Chicago 10 is meant to build the mythology real people and events using non-fiction elements: Archival footage and–in dramatizing the trial of the protesters–animation. Director Brett Morgen uses a technique called Motion Capture, so that he himself could act out many of the courtroom characters. His physical movements were translated to drawn caricatures and then the voices were added from various actors (Roy Scheider as Judge Julius Hoffman is particularly surprising). By blending the animation with archival footage and a present day soundtrack (Beastie Boys “Sabotage” plays under archival footage of the hippies storming a monument in Grant Park), Morgen intends to ram the spirit of 60’s era protest into current events. However, I’ll be telling people to go see Chicago 10 for the pieces that are more documentary than call-to-arms.
The Yippies (led by Abbie Hoffman) and MOBE (National Mobilization Committee to End the War in Vietnam, led by Rennie Davis) are organized protesters going to the 1968 Democratic National Convention to renounce the nomination of LBJ, and thereby a government running an unjust war.
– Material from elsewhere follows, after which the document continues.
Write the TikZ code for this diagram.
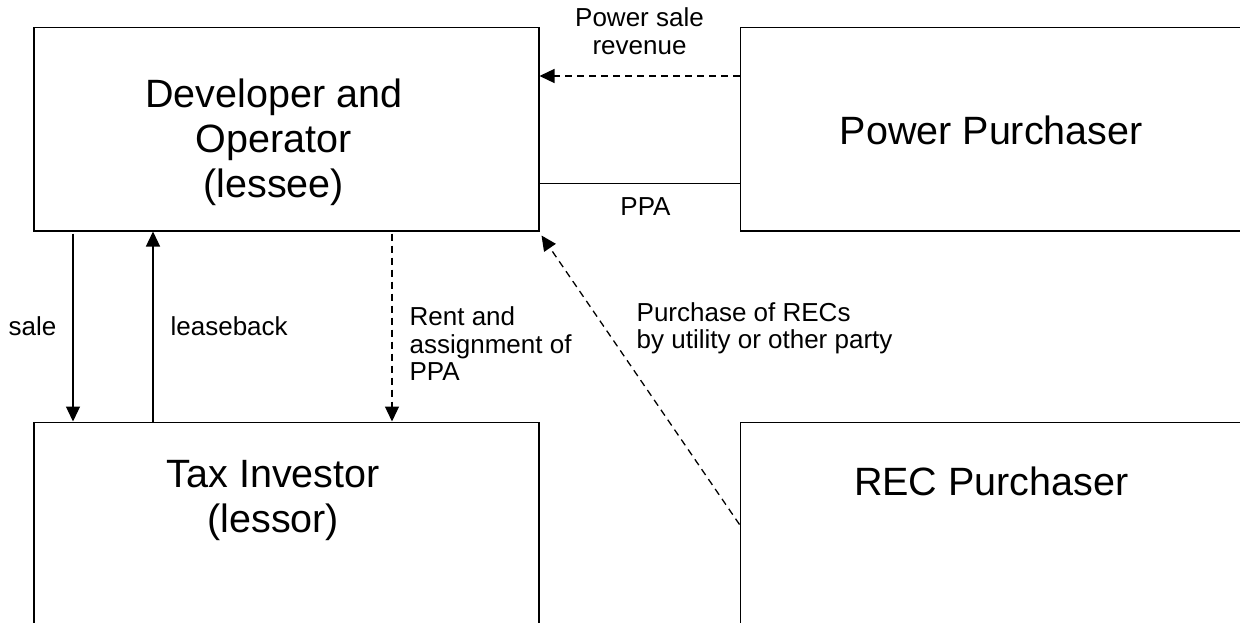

They converge on a city already in a bad year (the police in Chicago’s 1968 riots came off as the barbarian horde) and Mayor Daley publicly promised any disorderly conduct at the Convention would be squashed. Conversely, Abbie Hoffman and the Yippies were promising the start of the New Revolution. Hence, tensions were high around the Convention before the bunting was even hung.
The hippies take over Grant Park in Chicago. They rally, have concerts, et cetera and things are okay until they try to break a city ordinance and sleep in the park. The trigger happy police are more than happy to break it up with tear gas. The next day, another battle when the hippies provoke police by “taking over” a city monument. So, before any march to the Convention begins, two dramatic clashes between hippies and police occur over the breaking of basic city ordinance. Herein is where Morgen’s mythologizing starts to crumble in the crucible. If, say, Martin Luther King were to march on the Convention, it would have been so organized that no other provocation would have been allowed. The pacifist’s weapon is bringing enough rope for the opposition to hang themselves, not giving them every reason to hang the pacifist.
For an audience that has already turned Abbie Hoffman and Co. into American Heroes, Morgen’s hero-ization will be applauded. For those of us who are at all skeptical about the hippies’ strategy (i.e. orgies lead to love and peace), Chicago 10 comes off as preachy, ham-fisted and even a lesson in how not to protest. It’s a captivating film and the archival footage alone is worth the price of admission, but it’s appealing in all the ways Morgen hoped it wouldn’t be. It fails to recruit a new generation of agitators to march like the good old days and, for a critical viewer, brings into question whether the good old days were really any good at all.